▶ _STATED EXERCISE_: Assemble all lines in which the string "that" appears.

▶ _RECORDS PROVIDED_:
+++

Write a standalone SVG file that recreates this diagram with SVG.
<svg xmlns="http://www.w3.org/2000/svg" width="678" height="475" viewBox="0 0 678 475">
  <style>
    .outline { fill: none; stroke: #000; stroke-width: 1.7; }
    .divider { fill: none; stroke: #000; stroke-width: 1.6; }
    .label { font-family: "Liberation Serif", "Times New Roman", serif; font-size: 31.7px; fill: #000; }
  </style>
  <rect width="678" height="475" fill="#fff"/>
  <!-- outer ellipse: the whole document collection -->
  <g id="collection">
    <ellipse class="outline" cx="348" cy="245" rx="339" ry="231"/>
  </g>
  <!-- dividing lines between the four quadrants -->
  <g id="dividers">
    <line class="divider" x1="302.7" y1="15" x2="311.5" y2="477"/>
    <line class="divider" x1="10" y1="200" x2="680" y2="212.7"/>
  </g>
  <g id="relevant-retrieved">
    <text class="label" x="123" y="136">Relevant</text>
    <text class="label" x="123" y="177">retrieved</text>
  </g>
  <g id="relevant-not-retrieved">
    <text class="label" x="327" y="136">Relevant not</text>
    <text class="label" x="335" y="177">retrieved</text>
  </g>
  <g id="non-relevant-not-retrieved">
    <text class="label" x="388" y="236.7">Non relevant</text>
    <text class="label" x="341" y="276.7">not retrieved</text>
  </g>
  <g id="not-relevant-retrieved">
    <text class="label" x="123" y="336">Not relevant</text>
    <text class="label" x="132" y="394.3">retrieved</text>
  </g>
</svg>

+++

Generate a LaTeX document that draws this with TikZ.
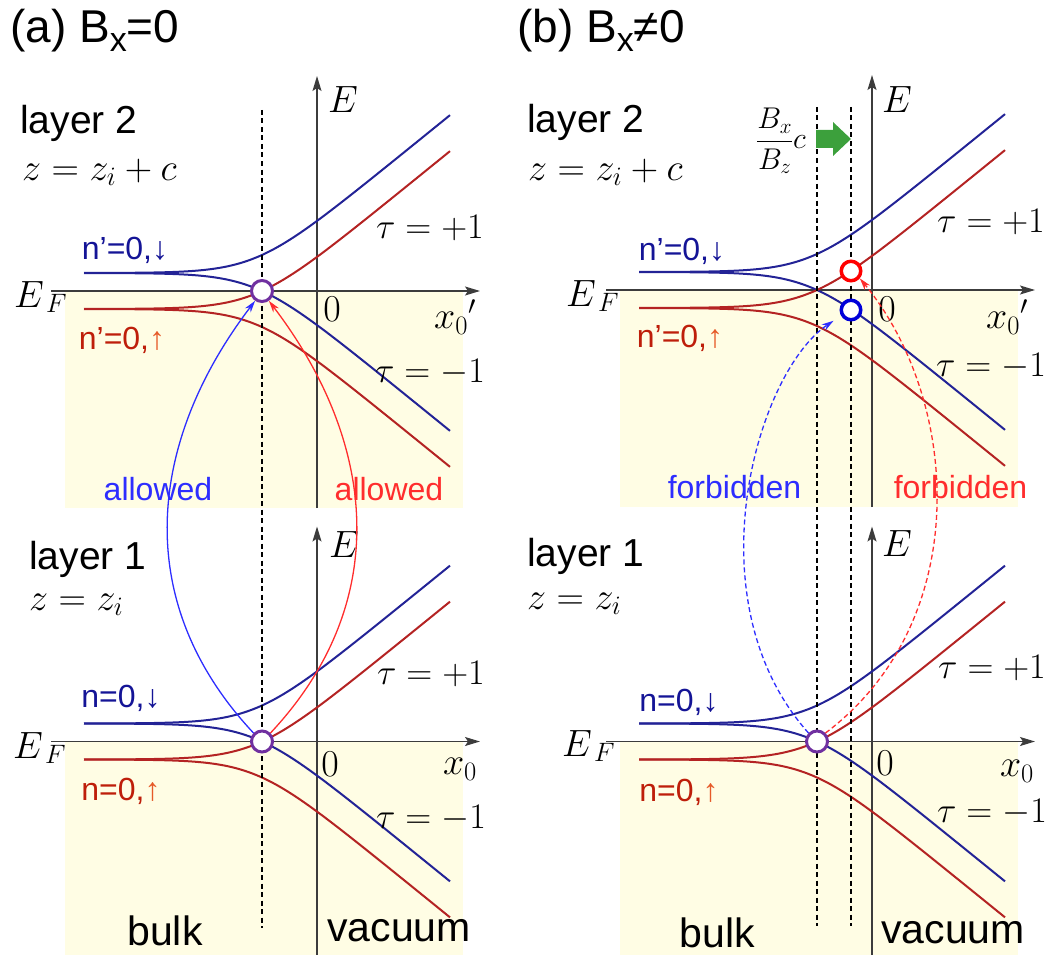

+++

▶ _WRITTEN SOLUTION_:
Write a standalone SVG file that recreates this diagram with SVG.
Generate a LaTeX document that draws this with TikZ.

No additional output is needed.